Line by line, repeat the data below exactly, beginning at the first line and ending at the line with "from matplotlib.transforms import". Omit pictures.

--- Stored data ---
## Start
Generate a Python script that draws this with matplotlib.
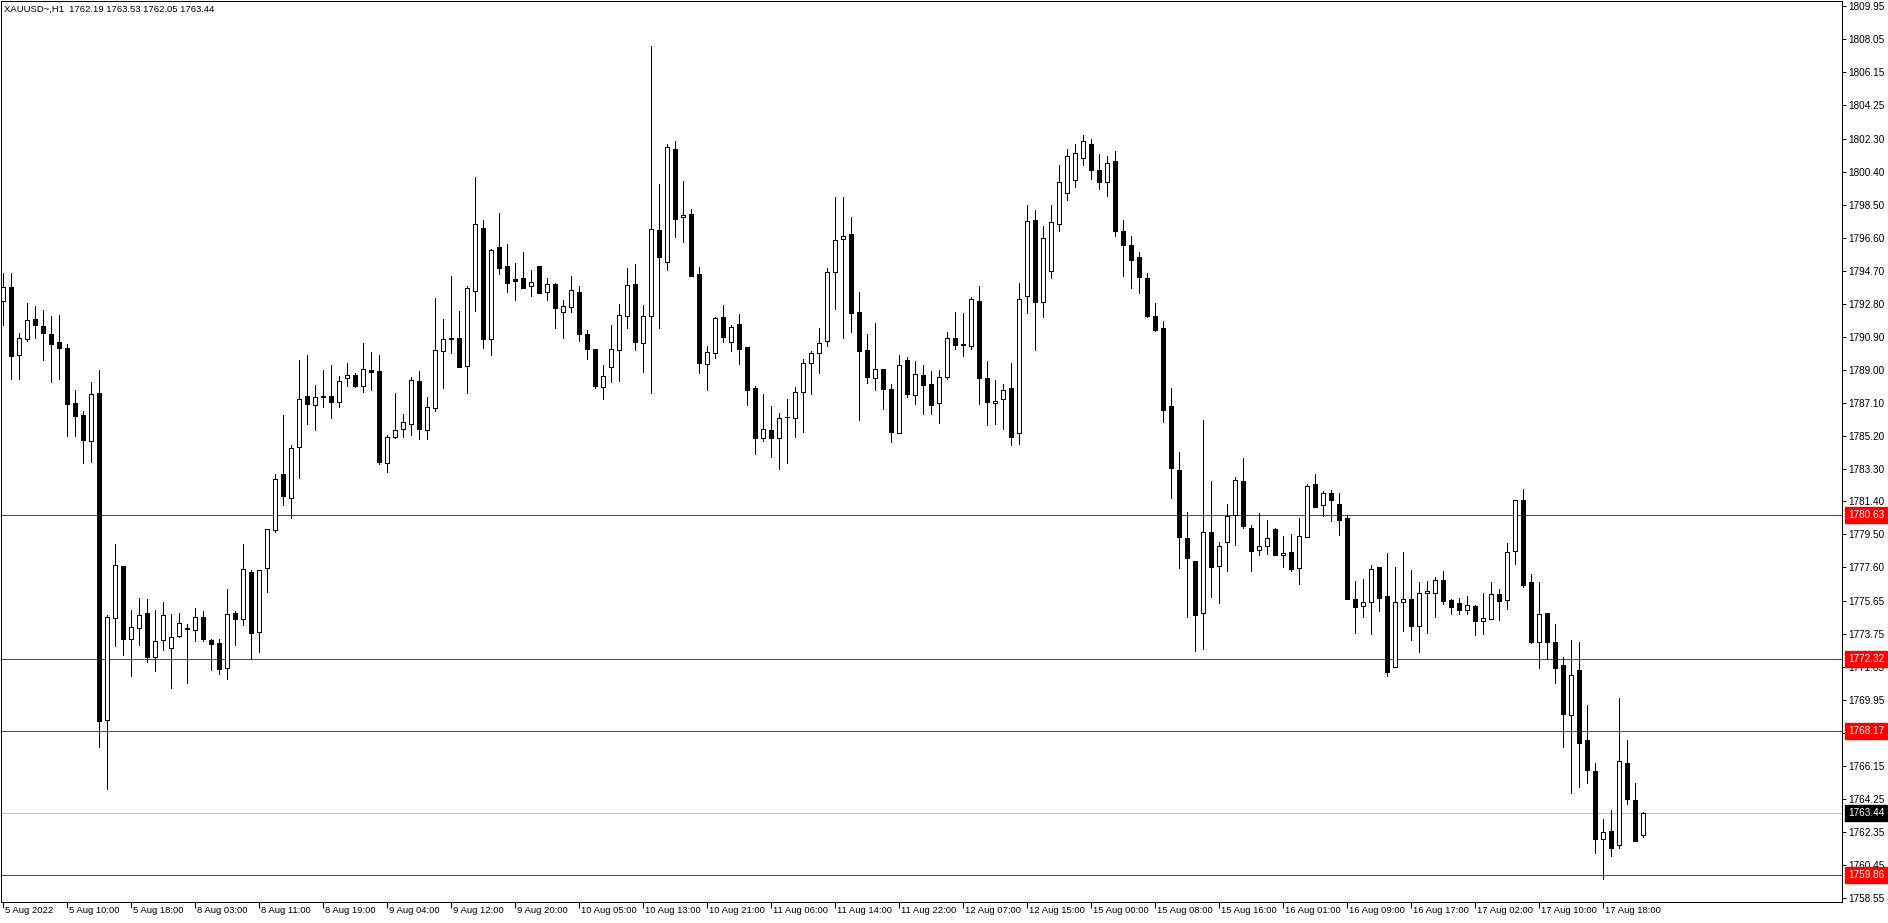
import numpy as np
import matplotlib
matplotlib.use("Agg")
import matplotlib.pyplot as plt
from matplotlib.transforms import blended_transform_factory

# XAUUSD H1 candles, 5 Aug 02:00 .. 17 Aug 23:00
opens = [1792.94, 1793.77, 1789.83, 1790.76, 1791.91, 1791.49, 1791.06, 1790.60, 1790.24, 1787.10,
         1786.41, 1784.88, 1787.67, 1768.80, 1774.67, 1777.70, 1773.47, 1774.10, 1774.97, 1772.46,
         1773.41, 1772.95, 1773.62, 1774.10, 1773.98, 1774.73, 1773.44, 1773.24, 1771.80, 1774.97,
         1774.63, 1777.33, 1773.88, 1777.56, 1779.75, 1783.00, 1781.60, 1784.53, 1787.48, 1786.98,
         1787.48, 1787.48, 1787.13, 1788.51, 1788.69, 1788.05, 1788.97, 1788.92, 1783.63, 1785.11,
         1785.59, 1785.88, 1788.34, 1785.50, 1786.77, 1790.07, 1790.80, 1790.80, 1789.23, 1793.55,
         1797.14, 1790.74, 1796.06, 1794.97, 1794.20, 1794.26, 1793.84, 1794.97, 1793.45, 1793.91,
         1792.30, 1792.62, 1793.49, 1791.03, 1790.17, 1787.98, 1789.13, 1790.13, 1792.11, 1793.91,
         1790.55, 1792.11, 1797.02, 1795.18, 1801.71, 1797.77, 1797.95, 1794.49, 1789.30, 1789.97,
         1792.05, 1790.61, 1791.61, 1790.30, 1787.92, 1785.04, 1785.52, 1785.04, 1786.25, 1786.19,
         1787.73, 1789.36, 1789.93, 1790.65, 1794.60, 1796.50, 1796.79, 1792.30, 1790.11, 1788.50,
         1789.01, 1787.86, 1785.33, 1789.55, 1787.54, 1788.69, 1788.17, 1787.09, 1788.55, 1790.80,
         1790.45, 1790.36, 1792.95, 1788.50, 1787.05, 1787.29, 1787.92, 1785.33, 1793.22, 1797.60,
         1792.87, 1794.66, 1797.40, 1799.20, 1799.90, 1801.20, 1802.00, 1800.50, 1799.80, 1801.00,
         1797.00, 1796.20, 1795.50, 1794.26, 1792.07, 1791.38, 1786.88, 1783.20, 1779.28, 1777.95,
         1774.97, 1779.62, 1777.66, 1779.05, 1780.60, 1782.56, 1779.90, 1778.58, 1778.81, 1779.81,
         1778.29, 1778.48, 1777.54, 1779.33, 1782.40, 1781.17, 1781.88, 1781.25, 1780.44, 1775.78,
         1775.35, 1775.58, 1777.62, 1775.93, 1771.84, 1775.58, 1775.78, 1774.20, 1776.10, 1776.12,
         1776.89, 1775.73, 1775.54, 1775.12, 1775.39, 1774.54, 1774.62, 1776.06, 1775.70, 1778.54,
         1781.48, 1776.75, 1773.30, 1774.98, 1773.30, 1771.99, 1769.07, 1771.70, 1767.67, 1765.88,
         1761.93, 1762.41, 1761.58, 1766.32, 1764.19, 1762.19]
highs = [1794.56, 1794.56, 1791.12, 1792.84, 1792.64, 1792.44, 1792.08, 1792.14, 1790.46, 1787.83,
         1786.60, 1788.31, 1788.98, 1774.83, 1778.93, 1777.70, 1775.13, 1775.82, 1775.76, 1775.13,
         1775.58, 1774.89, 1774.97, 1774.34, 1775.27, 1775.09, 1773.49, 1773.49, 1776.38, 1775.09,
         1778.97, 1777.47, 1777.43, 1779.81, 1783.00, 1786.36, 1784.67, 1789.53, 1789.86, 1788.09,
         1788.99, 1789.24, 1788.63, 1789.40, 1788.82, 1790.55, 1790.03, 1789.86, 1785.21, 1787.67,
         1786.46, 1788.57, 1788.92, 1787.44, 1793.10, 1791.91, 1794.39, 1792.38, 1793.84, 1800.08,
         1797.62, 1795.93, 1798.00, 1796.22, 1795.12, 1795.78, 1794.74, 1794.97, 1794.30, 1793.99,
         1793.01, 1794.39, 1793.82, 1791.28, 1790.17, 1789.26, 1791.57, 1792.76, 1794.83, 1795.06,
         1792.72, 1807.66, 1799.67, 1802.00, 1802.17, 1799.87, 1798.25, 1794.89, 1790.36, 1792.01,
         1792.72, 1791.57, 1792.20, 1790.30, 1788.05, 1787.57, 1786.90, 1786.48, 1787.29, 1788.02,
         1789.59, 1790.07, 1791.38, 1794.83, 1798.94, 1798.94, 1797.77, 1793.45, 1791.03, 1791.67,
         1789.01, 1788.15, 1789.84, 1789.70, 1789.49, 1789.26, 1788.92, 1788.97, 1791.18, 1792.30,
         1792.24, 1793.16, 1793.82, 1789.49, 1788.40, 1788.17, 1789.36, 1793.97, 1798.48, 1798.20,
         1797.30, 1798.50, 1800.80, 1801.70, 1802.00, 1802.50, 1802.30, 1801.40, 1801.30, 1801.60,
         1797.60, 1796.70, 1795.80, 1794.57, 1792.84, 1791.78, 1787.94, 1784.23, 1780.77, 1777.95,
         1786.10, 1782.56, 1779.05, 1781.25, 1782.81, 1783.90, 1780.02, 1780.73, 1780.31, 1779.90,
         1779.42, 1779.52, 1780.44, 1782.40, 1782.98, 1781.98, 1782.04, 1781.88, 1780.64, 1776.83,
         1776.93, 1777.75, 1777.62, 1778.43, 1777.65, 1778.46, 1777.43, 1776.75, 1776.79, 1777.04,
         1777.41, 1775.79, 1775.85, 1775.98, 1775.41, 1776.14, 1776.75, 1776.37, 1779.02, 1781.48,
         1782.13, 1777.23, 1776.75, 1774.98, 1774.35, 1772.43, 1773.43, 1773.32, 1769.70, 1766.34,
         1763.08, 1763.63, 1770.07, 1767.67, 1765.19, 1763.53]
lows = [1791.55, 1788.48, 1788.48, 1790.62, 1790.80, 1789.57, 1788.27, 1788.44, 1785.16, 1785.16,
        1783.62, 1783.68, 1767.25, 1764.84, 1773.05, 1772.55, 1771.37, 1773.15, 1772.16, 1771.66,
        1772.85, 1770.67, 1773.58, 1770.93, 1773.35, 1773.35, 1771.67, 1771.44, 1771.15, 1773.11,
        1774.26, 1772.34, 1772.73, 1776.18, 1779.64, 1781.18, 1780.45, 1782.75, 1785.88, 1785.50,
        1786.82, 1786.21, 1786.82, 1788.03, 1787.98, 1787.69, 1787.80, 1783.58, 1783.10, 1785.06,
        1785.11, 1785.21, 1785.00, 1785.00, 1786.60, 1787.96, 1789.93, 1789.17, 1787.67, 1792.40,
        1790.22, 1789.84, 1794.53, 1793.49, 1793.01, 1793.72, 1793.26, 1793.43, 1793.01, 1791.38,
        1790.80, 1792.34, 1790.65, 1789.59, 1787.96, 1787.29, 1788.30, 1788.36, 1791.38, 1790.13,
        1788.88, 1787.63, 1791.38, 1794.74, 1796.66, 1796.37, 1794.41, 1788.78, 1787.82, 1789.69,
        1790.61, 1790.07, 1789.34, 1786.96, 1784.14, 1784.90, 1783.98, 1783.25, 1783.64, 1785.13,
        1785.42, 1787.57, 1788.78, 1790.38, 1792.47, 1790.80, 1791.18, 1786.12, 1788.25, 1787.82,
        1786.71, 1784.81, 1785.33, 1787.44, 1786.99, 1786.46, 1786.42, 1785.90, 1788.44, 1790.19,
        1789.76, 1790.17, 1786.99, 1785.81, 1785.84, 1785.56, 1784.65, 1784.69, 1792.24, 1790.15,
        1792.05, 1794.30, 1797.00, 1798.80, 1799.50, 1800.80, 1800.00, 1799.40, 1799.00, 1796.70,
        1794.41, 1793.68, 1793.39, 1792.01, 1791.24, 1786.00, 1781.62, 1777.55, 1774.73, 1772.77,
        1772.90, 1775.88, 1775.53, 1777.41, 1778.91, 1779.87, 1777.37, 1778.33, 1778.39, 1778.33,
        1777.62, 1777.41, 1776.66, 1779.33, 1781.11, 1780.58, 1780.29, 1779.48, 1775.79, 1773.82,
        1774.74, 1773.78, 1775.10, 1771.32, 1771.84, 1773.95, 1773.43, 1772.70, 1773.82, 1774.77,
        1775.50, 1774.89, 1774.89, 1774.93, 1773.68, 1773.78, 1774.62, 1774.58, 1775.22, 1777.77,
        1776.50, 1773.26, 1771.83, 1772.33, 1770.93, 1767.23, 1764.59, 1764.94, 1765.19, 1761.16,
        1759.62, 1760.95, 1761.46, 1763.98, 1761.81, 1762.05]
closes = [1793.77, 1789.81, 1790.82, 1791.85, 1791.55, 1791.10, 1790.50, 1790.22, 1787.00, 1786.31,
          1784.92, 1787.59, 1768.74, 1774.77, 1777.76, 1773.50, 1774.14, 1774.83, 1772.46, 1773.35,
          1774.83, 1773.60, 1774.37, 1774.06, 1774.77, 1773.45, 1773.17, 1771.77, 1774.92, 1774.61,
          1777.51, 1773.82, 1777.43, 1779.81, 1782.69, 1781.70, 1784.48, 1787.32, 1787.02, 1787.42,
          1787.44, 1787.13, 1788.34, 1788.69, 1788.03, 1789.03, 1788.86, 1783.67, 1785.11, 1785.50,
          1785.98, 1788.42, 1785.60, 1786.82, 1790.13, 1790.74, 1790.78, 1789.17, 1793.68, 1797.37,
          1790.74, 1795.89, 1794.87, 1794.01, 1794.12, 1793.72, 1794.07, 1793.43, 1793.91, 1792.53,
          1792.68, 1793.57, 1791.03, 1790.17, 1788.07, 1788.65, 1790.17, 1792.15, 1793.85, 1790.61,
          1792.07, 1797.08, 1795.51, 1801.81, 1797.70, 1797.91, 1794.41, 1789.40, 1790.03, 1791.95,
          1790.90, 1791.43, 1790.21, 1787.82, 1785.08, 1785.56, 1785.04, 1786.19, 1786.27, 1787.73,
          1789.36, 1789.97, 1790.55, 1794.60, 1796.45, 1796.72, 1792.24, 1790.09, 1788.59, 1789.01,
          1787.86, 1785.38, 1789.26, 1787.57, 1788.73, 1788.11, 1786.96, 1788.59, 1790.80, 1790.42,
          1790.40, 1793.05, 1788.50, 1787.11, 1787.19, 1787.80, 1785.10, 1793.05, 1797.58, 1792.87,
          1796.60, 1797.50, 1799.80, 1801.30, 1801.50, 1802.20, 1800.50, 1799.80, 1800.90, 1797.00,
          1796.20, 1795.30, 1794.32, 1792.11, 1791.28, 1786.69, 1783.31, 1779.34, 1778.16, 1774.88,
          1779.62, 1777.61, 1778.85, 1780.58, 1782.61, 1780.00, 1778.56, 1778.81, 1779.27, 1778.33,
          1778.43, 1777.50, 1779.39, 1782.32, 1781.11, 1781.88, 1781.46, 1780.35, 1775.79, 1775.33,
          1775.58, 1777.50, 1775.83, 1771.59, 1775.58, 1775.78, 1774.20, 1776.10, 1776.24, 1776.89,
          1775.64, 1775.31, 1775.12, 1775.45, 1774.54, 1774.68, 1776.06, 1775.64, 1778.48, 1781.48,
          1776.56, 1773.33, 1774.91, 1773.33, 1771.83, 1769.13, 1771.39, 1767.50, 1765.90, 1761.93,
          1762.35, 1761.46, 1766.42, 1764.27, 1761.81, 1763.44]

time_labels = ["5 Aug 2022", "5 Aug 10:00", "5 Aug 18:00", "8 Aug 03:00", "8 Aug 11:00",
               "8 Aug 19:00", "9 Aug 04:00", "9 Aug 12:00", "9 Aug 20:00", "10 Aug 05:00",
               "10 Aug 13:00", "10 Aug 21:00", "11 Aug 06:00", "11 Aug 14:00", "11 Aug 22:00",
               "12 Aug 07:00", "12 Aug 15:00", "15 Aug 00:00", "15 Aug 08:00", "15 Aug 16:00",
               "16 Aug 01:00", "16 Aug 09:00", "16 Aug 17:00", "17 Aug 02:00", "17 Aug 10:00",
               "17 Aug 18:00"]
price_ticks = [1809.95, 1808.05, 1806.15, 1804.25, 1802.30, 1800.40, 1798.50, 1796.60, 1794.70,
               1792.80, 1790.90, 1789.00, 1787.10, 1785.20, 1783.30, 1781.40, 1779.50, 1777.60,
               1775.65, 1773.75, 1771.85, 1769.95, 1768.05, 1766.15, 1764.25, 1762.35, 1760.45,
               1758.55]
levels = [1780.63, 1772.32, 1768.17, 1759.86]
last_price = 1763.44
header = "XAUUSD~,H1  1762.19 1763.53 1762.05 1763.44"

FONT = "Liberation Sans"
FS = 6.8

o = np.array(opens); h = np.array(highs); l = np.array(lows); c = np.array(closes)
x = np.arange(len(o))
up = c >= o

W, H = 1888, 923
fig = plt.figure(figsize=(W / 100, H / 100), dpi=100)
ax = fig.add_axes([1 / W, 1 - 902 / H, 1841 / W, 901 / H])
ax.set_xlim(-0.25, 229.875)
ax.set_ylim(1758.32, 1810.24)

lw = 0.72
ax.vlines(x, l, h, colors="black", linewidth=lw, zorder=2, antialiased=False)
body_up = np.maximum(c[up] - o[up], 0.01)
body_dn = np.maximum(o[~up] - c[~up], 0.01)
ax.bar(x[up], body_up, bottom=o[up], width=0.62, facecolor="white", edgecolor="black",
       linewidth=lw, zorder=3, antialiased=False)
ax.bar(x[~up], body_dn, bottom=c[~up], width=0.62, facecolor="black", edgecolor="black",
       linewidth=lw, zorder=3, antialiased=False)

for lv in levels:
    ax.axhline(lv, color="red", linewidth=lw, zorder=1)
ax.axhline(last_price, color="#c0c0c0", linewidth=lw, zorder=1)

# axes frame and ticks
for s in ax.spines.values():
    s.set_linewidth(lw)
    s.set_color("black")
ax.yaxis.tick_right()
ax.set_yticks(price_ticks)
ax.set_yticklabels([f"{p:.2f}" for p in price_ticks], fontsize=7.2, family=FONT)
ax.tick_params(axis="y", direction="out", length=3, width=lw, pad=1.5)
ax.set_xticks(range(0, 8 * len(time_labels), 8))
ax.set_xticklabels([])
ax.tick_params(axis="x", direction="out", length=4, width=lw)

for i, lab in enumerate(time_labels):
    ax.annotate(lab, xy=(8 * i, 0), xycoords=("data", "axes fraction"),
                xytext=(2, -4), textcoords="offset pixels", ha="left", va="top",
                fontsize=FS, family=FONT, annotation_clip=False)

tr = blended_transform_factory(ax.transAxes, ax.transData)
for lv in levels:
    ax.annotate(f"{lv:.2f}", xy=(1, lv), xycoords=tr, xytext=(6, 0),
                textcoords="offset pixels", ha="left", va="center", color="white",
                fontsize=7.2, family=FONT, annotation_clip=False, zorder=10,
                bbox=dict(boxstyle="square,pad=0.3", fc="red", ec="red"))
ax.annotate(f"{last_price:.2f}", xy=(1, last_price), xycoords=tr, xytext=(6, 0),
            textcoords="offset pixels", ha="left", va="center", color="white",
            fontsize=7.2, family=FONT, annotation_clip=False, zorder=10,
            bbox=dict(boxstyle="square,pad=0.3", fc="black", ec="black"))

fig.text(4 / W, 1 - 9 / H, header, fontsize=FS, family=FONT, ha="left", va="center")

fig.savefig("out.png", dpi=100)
## End
--- Solution ---
Generate a Python script that draws this with matplotlib.
import numpy as np
import matplotlib
matplotlib.use("Agg")
import matplotlib.pyplot as plt
from matplotlib.transforms import blended_transform_factory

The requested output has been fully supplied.